The Hippo


May 25, 2020








Tools for success
Gloves, spade and wheelbarrow on list of essentials


 Starting your own garden can be simple, but knowing the right tools to use and the best amounts of sun and shade to have plays an important role in its success.

The essentials
Donna Miller of Petals in the Pines in Canterbury said that while it’s easy to go crazy with having so many tools, all gardeners should start with a comfortable pair of gloves.
“You want to protect your hands, which is most important,” she said.
She said she recommends nitrile gloves, made of a material similar to latex, only stronger.
“Nitrile gloves are not only really cheap, but they’re very form-fitting to your hand, so you can pick up little seedlings with your fingertips,” she said. “A lot of the canvas type gloves make it harder to feel with tiny things, so nitrile gloves are really nice in that respect.”
Other tools that are essential to any type of garden, according to Miller, include a garden fork, a planting spade to prevent grass from entering the bed, and a hand trowel for digging small holes to plant bulbs. 
A saddle-shaped stirrup hoe is an effective tool for weeding.
“It’s got a long handle and the bottom part is a straight blade,” she said. “You scratch over the surface of the soil with it, so when the weed seeds come up, it cuts the roots right off and kills the weeds.”
You also need a wheelbarrow or a cart you can move large piles of weeds or compost in, and a rake to make rows in your garden bed when you are planting.
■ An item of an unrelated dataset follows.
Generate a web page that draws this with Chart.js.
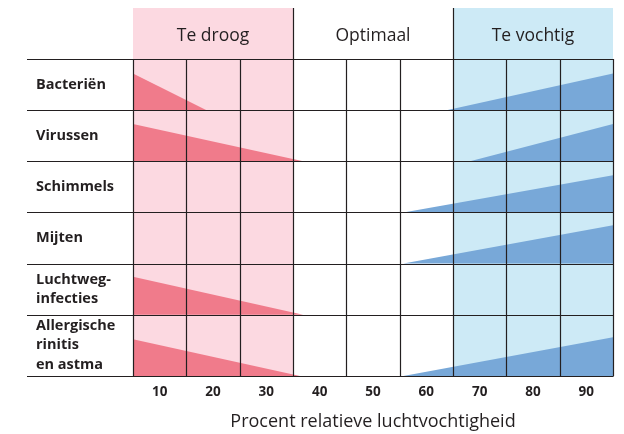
<!DOCTYPE html>
<html>
<head>
<meta charset="utf-8">
<script src="https://cdn.jsdelivr.net/npm/chart.js@4.4.1/dist/chart.umd.min.js"></script>
<style>
  html, body { margin: 0; padding: 0; background: #fff; }
  #wrap { width: 624px; height: 434px; }
</style>
</head>
<body>
<div id="wrap"><canvas id="rvChart" width="624" height="434"></canvas></div>
<script>
const categories = [
  "Bacteriën",
  "Virussen",
  "Schimmels",
  "Mijten",
  ["Luchtweg-", "infecties"],
  ["Allergische", "rinitis", "en astma"],
];
// where the "too dry" risk falls to zero (% RV), and its height at 5 %
const dryEnd = [18.8, 36.9, null, null, 36.9, 36.3];
const dryPeak = [0.72, 0.73, null, null, 0.74, 0.72];
// where the "too humid" risk begins (% RV), and its height at 95 %
const wetStart = [63.8, 68.2, 55.7, 55.7, null, 55.7];
const wetPeak = [0.72, 0.73, 0.73, 0.75, null, 0.76];

const zoneLabels = ["Te droog", "Optimaal", "Te vochtig"];
const zoneEdges = [5, 35, 65, 95];
const xTicks = [10, 20, 30, 40, 50, 60, 70, 80, 90];
const gridX = [5, 15, 25, 35, 45, 55, 65, 75, 85, 95];
// row edges on the y scale: header 0-1, then one band per category
const rowEdges = [0, 1, 2, 3, 4, 5, 6, 7.2];

const ink = "#231f20";
const pinkLight = "#fcd9e1";
const pinkDark = "#f07b8b";
const blueLight = "#cdeaf6";
const blueDark = "#78a8d8";

const datasets = [];
categories.forEach((c, i) => {
  const base = rowEdges[i + 2];
  if (dryEnd[i] !== null) {
    datasets.push({
      data: [{ x: 5, y: base - dryPeak[i] }, { x: dryEnd[i], y: base }],
      backgroundColor: pinkDark,
      borderWidth: 0,
      pointRadius: 0,
      fill: { value: base },
    });
  }
  if (wetStart[i] !== null) {
    datasets.push({
      data: [{ x: wetStart[i], y: base }, { x: 95, y: base - wetPeak[i] }],
      backgroundColor: blueDark,
      borderWidth: 0,
      pointRadius: 0,
      fill: { value: base },
    });
  }
});

const tablePlugin = {
  id: "table",
  beforeDatasetsDraw(chart) {
    const { ctx, scales: { x, y } } = chart;
    const top = y.getPixelForValue(rowEdges[0]);
    const bottom = y.getPixelForValue(rowEdges[rowEdges.length - 1]);
    ctx.save();
    ctx.fillStyle = pinkLight;
    ctx.fillRect(x.getPixelForValue(zoneEdges[0]), top,
      x.getPixelForValue(zoneEdges[1]) - x.getPixelForValue(zoneEdges[0]), bottom - top);
    ctx.fillStyle = blueLight;
    ctx.fillRect(x.getPixelForValue(zoneEdges[2]), top,
      x.getPixelForValue(zoneEdges[3]) - x.getPixelForValue(zoneEdges[2]), bottom - top);

    // zone headings
    ctx.fillStyle = ink;
    ctx.font = "17.5px 'Open Sans'";
    ctx.textAlign = "center";
    ctx.textBaseline = "middle";
    const midY = y.getPixelForValue((rowEdges[0] + rowEdges[1]) / 2) + 2;
    zoneLabels.forEach((t, i) => {
      const cx = x.getPixelForValue((zoneEdges[i] + zoneEdges[i + 1]) / 2);
      ctx.fillText(t, cx, midY);
    });
    ctx.restore();
  },
  afterDatasetsDraw(chart) {
    const { ctx, scales: { x, y } } = chart;
    ctx.save();
    ctx.strokeStyle = ink;
    ctx.lineWidth = 1.2;
    const right = x.getPixelForValue(95);
    const left = y.left - 9;
    // horizontal row lines
    rowEdges.slice(1).forEach((v) => {
      const py = Math.round(y.getPixelForValue(v)) + 0.5;
      ctx.beginPath();
      ctx.moveTo(left, py);
      ctx.lineTo(right + 0.6, py);
      ctx.stroke();
    });
    // vertical lines; zone borders run up through the header
    const bottom = y.getPixelForValue(rowEdges[rowEdges.length - 1]);
    gridX.forEach((v) => {
      const px = Math.round(x.getPixelForValue(v)) + 0.5;
      const fromY = (v === zoneEdges[1] || v === zoneEdges[2]) ? rowEdges[0] : rowEdges[1];
      ctx.beginPath();
      ctx.moveTo(px, y.getPixelForValue(fromY));
      ctx.lineTo(px, bottom);
      ctx.stroke();
    });
    ctx.restore();
  },
};

const ctx = document.getElementById("rvChart").getContext("2d");
new Chart(ctx, {
  type: "line",
  data: { datasets },
  options: {
    responsive: false,
    animation: false,
    layout: { padding: { left: 36, right: 11, top: 8, bottom: 0 } },
    plugins: { legend: { display: false }, tooltip: { enabled: false } },
    scales: {
      x: {
        type: "linear",
        min: 5,
        max: 95,
        afterBuildTicks: (scale) => {
          scale.ticks = xTicks.map((v) => ({ value: v }));
        },
        afterFit: (scale) => {
          scale.height = 58;
          scale.paddingLeft = 0;
          scale.paddingRight = 0;
        },
        grid: { display: false, drawTicks: false },
        border: { display: false },
        ticks: {
          color: ink,
          padding: 8,
          maxRotation: 0,
          font: { family: "'Open Sans'", size: 13.5, weight: "bold" },
        },
        title: {
          display: true,
          text: "Procent relatieve luchtvochtigheid",
          color: ink,
          font: { family: "'Open Sans'", size: 18 },
          padding: { top: 9, bottom: 1 },
        },
      },
      y: {
        type: "linear",
        reverse: true,
        min: rowEdges[0],
        max: rowEdges[rowEdges.length - 1],
        afterBuildTicks: (scale) => {
          scale.ticks = categories.map((c, i) => ({ value: (rowEdges[i + 1] + rowEdges[i + 2]) / 2 }));
        },
        afterFit: (scale) => {
          scale.width = 97;
          scale.paddingTop = 0;
          scale.paddingBottom = 0;
        },
        grid: { display: false, drawTicks: false },
        border: { display: false },
        ticks: {
          color: ink,
          crossAlign: "far",
          autoSkip: false,
          callback: (value, index) => categories[index],
          font: { family: "'Open Sans'", size: 14.5, weight: "bold", lineHeight: 1.32 },
        },
      },
    },
  },
  plugins: [tablePlugin],
});
</script>
</body>
</html>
Finally, Miller recommends getting a set of bypass pruners for branch cutting.
“All of these tools you can get from most garden centers or from smaller catalogs,” Miller said.
What to avoid
According to Miller, most of the tools you may think would be helpful in starting your own garden but don’t actually need are mechanical rather than manual. One of them is a rototiller, which she said looks kind of like a small lawn mower but is designed to cultivate the soil of your garden and kill weeds.
“Garden beds add organic matter over time, like earthworms and bacterial microorganisms that have their own ecosystems going on,” she said. “Disturbing that [with a rototiller] totally messes it up because it will kill a lot of them. You want to have earthworms in your soil because they create tunnels for air pockets that allow roots to grow.”
She also advises against using leaf blowers, as tempting as it may be to get rid of old leaves lying across your garden bed.
“Leaves are organic matter for your soil too,” she said. “People tend to want to get them out but it’s counterintuitive because it actually takes away the nutrition.”
Additional tools
Depending on the type and the size of your garden, other tools like containers, fertilizers or watering cans may apply.
“There are all kinds of containers out there for the smaller gardens, but you should make sure there is drainage in the bottom of it,” Miller said. “Then for fertilizer, fish emulsion fertilizer is great when you have a more confined space of soil.”
If there are no holes in the bottom of the container, you could also fill it with rocks before adding in the soil so that it doesn’t get completely flooded when you add the water.
Gardens require about an inch of rain per week on average, but Miller said tools like sprinklers and soaker hoses help you keep track of how much they are getting. What you use may depend on the garden’s size, but she said the idea is to water the soil and not the plant itself.
“You want the water to absorb into the soil as much as possible,” she said.
Let the sun do its work
Measuring the ratio of the amount of sun your garden gets to the amount of shade is crucial, and it all depends on what you are planting. Miller said most will come labeled with their own requirements for sun exposure.
“Full sun would be six or more hours of direct sunlight. Partial sun is four to six hours,” she said. “Partial shade is defined as either filtered light throughout the day or two or less hours of intense sunlight, so it’s not the same as partial sun.”
The best times of the year for sunlight when planting your garden, according to Miller, are usually from mid-May through the month of July, and generally between the hours of 10 a.m. to 6 p.m.
But if you’re not sure where to plant your flowers for them to get the most out of the sun, Miller said you can plant them in a few different places and observe which ones benefited the most. Or you can create your own shady spots using small trees and shrubs.